We are born with only one obligation – to be completely who we are. Yet how much of our time is spent comparing ourselves to others, dead and alive? This is encouraged as necessary in the pursuit of excellence. Yet a flower in its excellence does not yearn to be a fish, and a fish in its unmanaged elegance does not long to be a tiger. But we humans find ourselves always falling into the dream of another life. Or we secretly aspire to the fortune or fame of people we don’t really know. When feeling badly about ourselves, we often try on other skins rather than understand and care for our own. Yet when we compare ourselves to others, we see neither ourselves nor those we look up to. We only experience the tension of comparing, as if there is only one ounce of being to feed all our hungers.
Mark Nepo, The Book Of Awakening
If we are silly enough to remain at the mercy of the people who want to sell us happiness, it will be impossible for us ever to be content with anything. How would they profit if we became content? We would no longer need their new product. The last thing the salesman wants is for the buyer to become content. You are of no use in our society unless you are always wanting to grasp what you never have. The Greeks were not as smart as we are. In their primitive way they put Tantalus in hell. [Advertising]…on the contrary, would convince us that Tantalus is in heaven.
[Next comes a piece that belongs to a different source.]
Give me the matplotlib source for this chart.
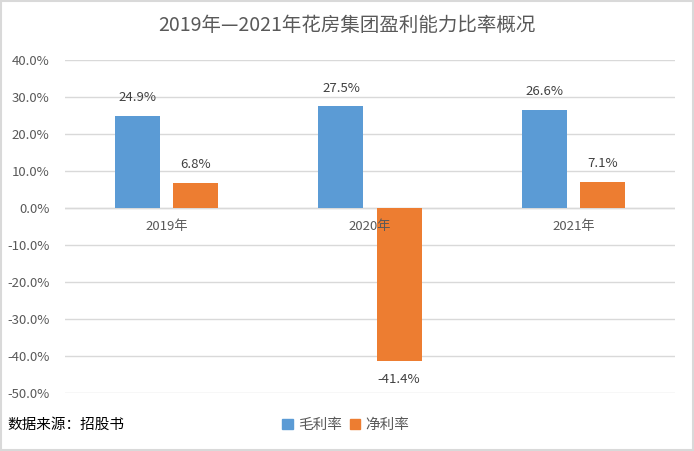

February has begun rainy and very wild and windy here in Ireland. I am reminded of how Ryokan worked with the mental energies, thoughts, feelings and moods which passed through his body-mind. We can learn a lot from these monks on how to work in a practical way with our daily experience:
Not being so attached to our facts, or even our “alternative facts”, and how to let go of certain types of thoughts which are just not important.
If someone asks about
the mind of this monk,
say it is no more than a passage of wind
in the vast sky.
Ryokan, 1758 – 1831, Buddhist monk, hermit and poet.